Friday, April 11, 2008

The oderr of teh ltetres dsone't mteatr

Have you seen the "study" which claims that your brain is such an amazing thing that it is able to decode words and sentences even if the letters are in the wrong order? Supposedly, all that matters is that the first and last letter are in the right spot.

This is good news for me, because as I've been reading my past posts today, I discovered that I am a terrible proofreader. My posts are littered with errors. Mostly little ones, I see. No comma here, no apostrophe there. It appears my favorite error is to replace one tiny word with a different tiny word. Swap "and" for "the." Type "of" instead of "in." I also like to leave letters off the ends of words, especially "d," "s," and "r."

My defense is two-part. First: I don't really proofread at all. I just read for content once and then spell-check and then post. Second: I have my computer screen at work positioned at an odd angle so people at the door can't see what I'm working on. It's actually a little hard for me to see as well. Also, I have a big desk and a relatively small monitor so I'd really have to lean in to proofread and then, well, it would be pretty obvious that I'm not working. My job doesn't require leaning on a regular basis.

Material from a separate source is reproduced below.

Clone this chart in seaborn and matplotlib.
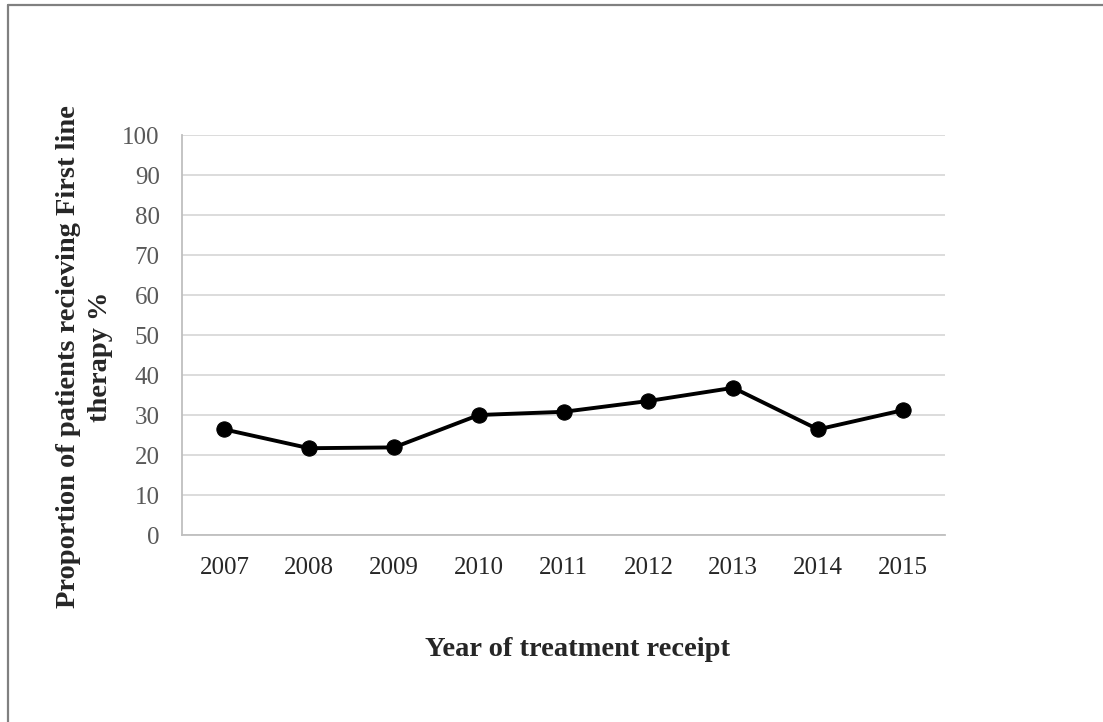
import seaborn as sns
import matplotlib.pyplot as plt
import pandas as pd
from matplotlib.lines import Line2D

years = [2007, 2008, 2009, 2010, 2011, 2012, 2013, 2014, 2015]
proportion = [26.4, 21.7, 21.9, 30.0, 30.8, 33.5, 36.8, 26.4, 31.2]

df = pd.DataFrame({'year': years, 'pct': proportion})

sns.set_style('white')
plt.rcParams['font.family'] = ['Liberation Serif', 'DejaVu Serif']

fig = plt.figure(figsize=(11.03, 7.22), dpi=100)
ax = fig.add_axes([0.165, 0.259, 0.692, 0.554])

sns.lineplot(x='year', y='pct', data=df, ax=ax, color='black', linewidth=2.8,
             marker='o', markersize=11, markeredgecolor='black')

ax.set_xlim(2006.5, 2015.5)
ax.set_ylim(0, 100)
ax.set_yticks(range(0, 101, 10))
ax.set_xticks(years)
ax.set_xticklabels([str(y) for y in years])
ax.yaxis.grid(True, color='#d9d9d9', linewidth=1.3)
ax.set_axisbelow(True)
for s in ['top', 'right']:
    ax.spines[s].set_visible(False)
for s in ['left', 'bottom']:
    ax.spines[s].set_color('#bfbfbf')
    ax.spines[s].set_linewidth(1.3)
ax.tick_params(axis='both', length=0, labelsize=18, pad=16)
ax.tick_params(axis='y', colors='#595959')
ax.tick_params(axis='x', colors='#262626')

ax.set_xlabel('Year of treatment receipt', fontsize=20.5, fontweight='bold',
              va='center')
ax.xaxis.set_label_coords(0.518, -0.2875)
ax.set_ylabel('Proportion of patients recieving First line\ntherapy %',
              fontsize=20.5, fontweight='bold', va='center', linespacing=1.35)
ax.yaxis.set_label_coords(-0.128, 0.445)

# outer frame (left and top edges only visible in the crop)
fig.add_artist(Line2D([7.5 / 1103, 7.5 / 1103], [0, 1 - 5 / 722],
                      transform=fig.transFigure, color='#808080', linewidth=1.6))
fig.add_artist(Line2D([7.5 / 1103, 1], [1 - 5 / 722, 1 - 5 / 722],
                      transform=fig.transFigure, color='#808080', linewidth=1.6))

fig.savefig('out.png', dpi=100)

When I post I also try to make my writing approximate how I actually talk, so that explains the run-on sentences and certain other quirks and oddities.

I came across this a while ago and I absolutely agree with her. When I looked it up to link it to this post, it cross-referenced with another post called "Writing without typos is totally outdated."

I'm totally down with that.

3 comments:

Shauna said...

"Perfectionists are hypercritical to the point that they can’t support people around them."

Speaking of hypercritical... Did you SEE how MEAN she was to all the poor, innocent perfectionists? *So offended*

Anonymous said...

When her article de-crying perfectionism appeared on Yahoo it was met with a vicious yalp from all the perfectionists out there.

"Well, I'm a HEART SURGEON and I'm sorry, but 'close enough' just isn't good enough in my profession."

They totally missed the point. It's worthless to try to be perfect about everything. Just pick the things that matter. If you're being a perfectionist about something just to make yourself *feel* good, then it's probably not a worthy cause. Plus if you're making yourself *feel* good by being a perfectionist, you're probably making others feel like crap in the process.

Shauna said...

I'm sorry that my perfection makes you feel like crap. I love you anyway.